The survey underscored that content remains a critical influence on B2B buying decisions, with 76% of respondents saying the winning vendor’s content had a significant impact on their buying decision.Demand Gen Report, 2020 B2B Buyer Behavior Study, page 7. Available via download (5,664KB).
Now I don’t want to quote the entire study: again, you can download the study yourself. And I’ll admit that I’m only concentrating on a portion of the entire study.
But there’s no denying that a company’s online content is critical in B2B buying decisions.
Does your content cater to potential buyer behavior?
So, is your website and social media content the content that you want your customers to see?
- Have you posted product-specific content on your website blog and/or your website “news” page in the last 3 months?
- How about your website case studies, product data sheets, testimonials, white papers, and/or presentations? Are these recent, or is your company relying on past successes and failing to communicate present successes?
- Have you posted relevant content on your company LinkedIn page in the last 3 months?
- How about your other company social media outlets? Facebook? Instagram? Twitter? YouTube?
Although I refrain from linking to them, I know of countless bad examples of outdated content. Web “news” pages or social media accounts with no posts in years. LinkedIn company pages with no posts at all. Companies that haven’t posted presentations in a decade. Data sheets that prominently mention a product’s compatibility with Windows 7. Companies that post wonderful YouTube videos, but then fail to share the video link on their other social media channels or on their own website.
Call to (your) action
This is the part of the post where I share my “contact with me!” pitch, but before I do that, perhaps you should take the following steps yourself.

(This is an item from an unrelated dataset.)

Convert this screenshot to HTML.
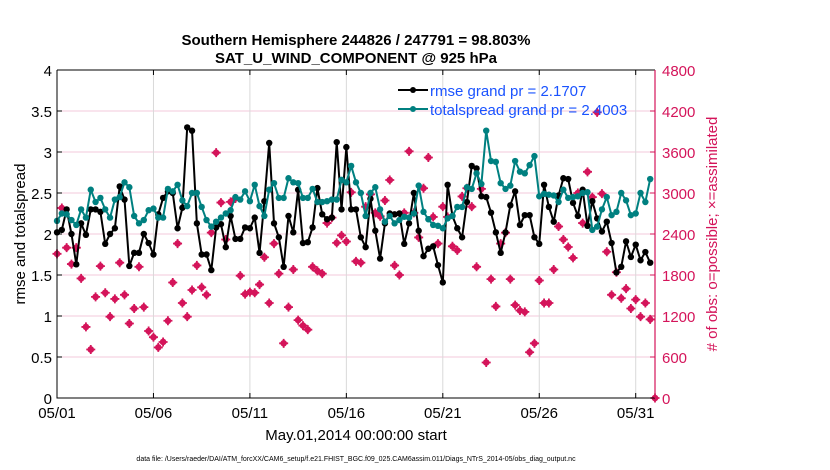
<!DOCTYPE html>
<html><head><meta charset="utf-8"><style>
body{margin:0;background:#fff;}
svg{display:block;font-family:"Liberation Sans",sans-serif;}
</style></head><body>
<svg id="chart" width="830" height="470" viewBox="0 0 830 470">
<rect width="830" height="470" fill="#fff"/>
<text x="356" y="45" text-anchor="middle" font-size="15" font-weight="bold">Southern Hemisphere 244826 / 247791 = 98.803%</text>
<text x="356" y="63" text-anchor="middle" font-size="15" font-weight="bold">SAT_U_WIND_COMPONENT @ 925 hPa</text>
<g id="grid"></g>
<g id="series"></g>
<g id="axes"></g>
<text transform="translate(25,234) rotate(-90)" text-anchor="middle" font-size="15">rmse and totalspread</text>
<text transform="translate(717,234) rotate(-90)" text-anchor="middle" font-size="15" fill="#d4145a"># of obs: o=possible; ×=assimilated</text>
<text x="356" y="440" text-anchor="middle" font-size="15">May.01,2014 00:00:00 start</text>
<text x="356" y="461" text-anchor="middle" font-size="7">data file: /Users/raeder/DAI/ATM_forcXX/CAM6_setup/f.e21.FHIST_BGC.f09_025.CAM6assim.011/Diags_NTrS_2014-05/obs_diag_output.nc</text>
<g>
<line x1="398" y1="90" x2="428" y2="90" stroke="#000" stroke-width="2"/><circle cx="413" cy="90" r="3" fill="#000"/>
<text x="430" y="96" font-size="15" fill="#1a53ff">rmse grand pr = 2.1707</text>
<line x1="398" y1="109" x2="428" y2="109" stroke="#008080" stroke-width="2"/><circle cx="413" cy="109" r="3" fill="#008080"/>
<text x="430" y="115" font-size="15" fill="#1a53ff">totalspread grand pr = 2.4003</text>
</g>
</svg>
<script>
const rmse=[2.02,2.05,2.3,2.0,1.63,2.13,1.99,2.3,2.3,2.27,1.88,2.0,2.07,2.58,2.42,1.61,1.77,1.77,2.0,1.89,1.75,2.24,2.44,2.52,2.5,2.07,2.32,3.3,3.26,2.13,1.75,1.75,
1.56,2.08,2.12,1.84,2.22,1.94,1.94,2.08,2.07,2.2,1.77,2.4,3.11,2.13,1.96,1.6,2.22,2.02,2.54,1.89,1.9,2.08,2.56,2.24,2.18,2.2,3.12,2.3,3.06,2.3,2.3,
1.96,1.84,2.43,2.04,1.7,2.13,2.25,2.24,2.25,1.88,2.13,2.5,2.04,1.73,1.82,1.85,1.62,1.41,2.6,2.22,2.07,1.96,2.39,2.83,2.8,2.46,2.45,2.26,2.02,1.77,2.02,
2.35,2.52,2.11,2.23,2.23,1.96,1.88,2.6,2.33,2.15,2.47,2.68,2.67,2.38,2.22,2.54,2.1,2.4,2.19,2.03,2.15,1.89,1.53,1.6,1.91,1.72,1.87,1.68,1.78,1.65];
const spread=[2.16,2.25,2.24,2.17,2.11,2.3,2.2,2.54,2.39,2.44,2.3,2.2,2.42,2.45,2.63,2.57,2.22,2.13,2.17,2.29,2.31,2.2,2.2,2.55,2.52,2.6,2.41,2.34,2.5,2.5,2.33,
2.17,2.09,2.15,2.2,2.25,2.29,2.45,2.42,2.52,2.4,2.6,2.34,2.22,2.54,2.62,2.44,2.44,2.68,2.63,2.62,2.44,2.44,2.55,2.39,2.39,2.4,2.42,2.42,2.66,2.63,2.83,2.63,
2.5,2.22,2.5,2.57,2.3,2.15,2.22,2.13,2.17,2.21,2.2,2.25,2.59,2.27,2.18,2.11,2.1,2.07,2.19,2.22,2.33,2.33,2.57,2.55,2.74,2.61,3.26,2.89,2.88,2.62,2.55,
2.59,2.89,2.76,2.74,2.84,2.95,2.46,2.49,2.48,2.47,2.39,2.54,2.44,2.45,2.46,2.5,2.51,2.05,2.09,2.3,2.45,2.23,2.27,2.5,2.41,2.23,2.25,2.5,2.39,2.67];
const obsCount=[2110,2780,2200,1960,2200,1750,1040,710,1480,1930,1540,1190,1450,1980,1510,1090,1310,1920,1330,980,890,740,820,1130,1690,2260,1390,1190,1580,1940,1620,1510,
2420,3590,2860,2320,2870,2920,1790,1520,1550,1540,1660,2060,1390,2260,1820,800,1330,1880,1140,1060,1000,1920,1860,1820,2560,2640,2270,2380,2290,3010,2000,
1980,2800,2980,2710,2660,2890,3190,1940,1800,2710,3610,2710,2350,3070,3520,2650,2260,2800,2650,2220,2160,2950,3070,2800,1920,3060,520,1740,1340,2260,2420,
1740,1360,1280,1260,670,800,1720,1390,1390,1880,2510,2320,2210,2050,3000,2560,3310,2940,4180,2990,2140,1510,1840,1460,1600,1310,1440,1190,1390,1150,0];
const yTicks=["0","0.5","1","1.5","2","2.5","3","3.5","4"];
const y2Ticks=["0","600","1200","1800","2400","3000","3600","4200","4800"];
const xTickLabels=["05/01","05/06","05/11","05/16","05/21","05/26","05/31"];
const xTickDays=[0,5,10,15,20,25,30];

const NS="http://www.w3.org/2000/svg";
const X0=57,X1=655,Y0=398,Y1=70,DAYS=31;
const xDay=d=>X0+(X1-X0)*d/DAYS;
const xIdx=i=>xDay(i/4);
const yL=v=>Y0-(Y0-Y1)*v/4;
const yR=v=>Y0-(Y0-Y1)*v/4800;
function mk(tag,attrs,parent){const e=document.createElementNS(NS,tag);for(const k in attrs)e.setAttribute(k,attrs[k]);parent.appendChild(e);return e;}
const grid=document.getElementById('grid'),ser=document.getElementById('series'),ax=document.getElementById('axes');
yTicks.forEach((t,i)=>{const y=yL(parseFloat(t));
 if(i>0&&i<8){const g=mk('line',{x1:X0,x2:X1,y1:y,y2:y,stroke:'#f3cadb','stroke-width':1},grid);
 
 }
 const tx=mk('text',{x:X0-5,y:y+6,'text-anchor':'end','font-size':15},ax);tx.textContent=t;
 
 
 mk('line',{x1:X0,x2:X0+5,y1:y,y2:y,stroke:'#000'},ax);
});
y2Ticks.forEach(t=>{const y=yR(parseFloat(t));
 const tx=mk('text',{x:X1+7,y:y+6,'font-size':15,fill:'#d4145a'},ax);tx.textContent=t;
 
 
 mk('line',{x1:X1-5,x2:X1,y1:y,y2:y,stroke:'#d4145a'},ax);
});
xTickDays.forEach((d,i)=>{const x=xDay(d);
 if(i>0){const g=mk('line',{x1:x,x2:x,y1:Y1,y2:Y0,stroke:'#d9d9d9','stroke-width':1},grid);
 
 }
 mk('line',{x1:x,x2:x,y1:Y0,y2:Y0-5,stroke:'#000'},ax);
 mk('line',{x1:x,x2:x,y1:Y1,y2:Y1+5,stroke:'#000'},ax);
 const tx=mk('text',{x:x,y:Y0+20,'text-anchor':'middle','font-size':15},ax);tx.textContent=xTickLabels[i];
 
 
});
mk('path',{d:`M${X0},${Y1}H${X1}M${X0},${Y1}V${Y0}H${X1}`,stroke:'#000',fill:'none','stroke-width':1},ax);
mk('line',{x1:X1,x2:X1,y1:Y1,y2:Y0,stroke:'#d4145a','stroke-width':1.2},ax);

// obs markers
obsCount.forEach((v,i)=>{const x=xIdx(i),y=yR(v);
 const g=mk('g',{},ser);
 
 
 mk('circle',{cx:x,cy:y,r:3.3,fill:'#d4145a'},g);
 mk('path',{d:`M${x-4.5},${y}H${x+4.5}M${x},${y-4.5}V${y+4.5}`,stroke:'#d4145a','stroke-width':1.8},g);
});
function series(arr,color,name){
 const p=mk('polyline',{points:arr.map((v,i)=>xIdx(i)+','+yL(v)).join(' '),fill:'none',stroke:color,'stroke-width':2,'stroke-linejoin':'round'},ser);
 
 
 arr.forEach((v,i)=>{const c=mk('circle',{cx:xIdx(i),cy:yL(v),r:3.2,fill:color},ser);
  
  });
}
series(rmse,'#000','rmse');
series(spread,'#008080','totalspread');
</script>
</body></html>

- Take a look at your website and your social media channels from the view of one of your potential customers. When putting the “customer” hat on, do you like what you see?
- If you don’t like what you see, what are you going to do about it?
Now perhaps Bredemarket is NOT the answer to question 2. Perhaps you have an employee who has the time to update your content, and do so on a regular basis.
But if you find that you need outside help in creating content (short blog posts, longer white papers, whatever), feel free to contact Bredemarket.
As a reminder, my process to work with a client to create content is a collaborative process. For example, here’s the process that Bredemarket uses when working with a client to produce written text of approximately 2800 to 3200 words, such as the content for a white paper.
- Agree upon topic (and, if necessary, outline) with client.
- Client provides relevant technical details.
- Bredemarket conducts any necessary research and provides the first review copy within seven (7) calendar days.
- Client provides changes and any additional requested detail within seven (7) calendar days.
- Bredemarket provides the second review copy within seven (7) calendar days.
- Client provides changes and any requested detail within seven (7) calendar days.
- Bredemarket provides the third review copy within seven (7) calendar days.
- Client prepares the final formatted copy and provides any post-formatting comments within seven (7) calendar days.
- Bredemarket provides the final version within seven (7) calendar days.
(By the way, these times are maximum times. For the white papers that I have written, both the client and I have provided our deliverables in less than seven days, and we didn’t need all of the review cycles. Better preparation up-front minimizes the need to fix things at the end.)
A similar (but simpler) process is used for shorter Bredemarket writing projects of approximately 400 to 600 words, such as blog posts or LinkedIn posts.
Regardless of the specifics of the process, the goal is to work together to create text that states your company’s message and attracts your company’s desired clients.
And letting your potential customers know that you exist.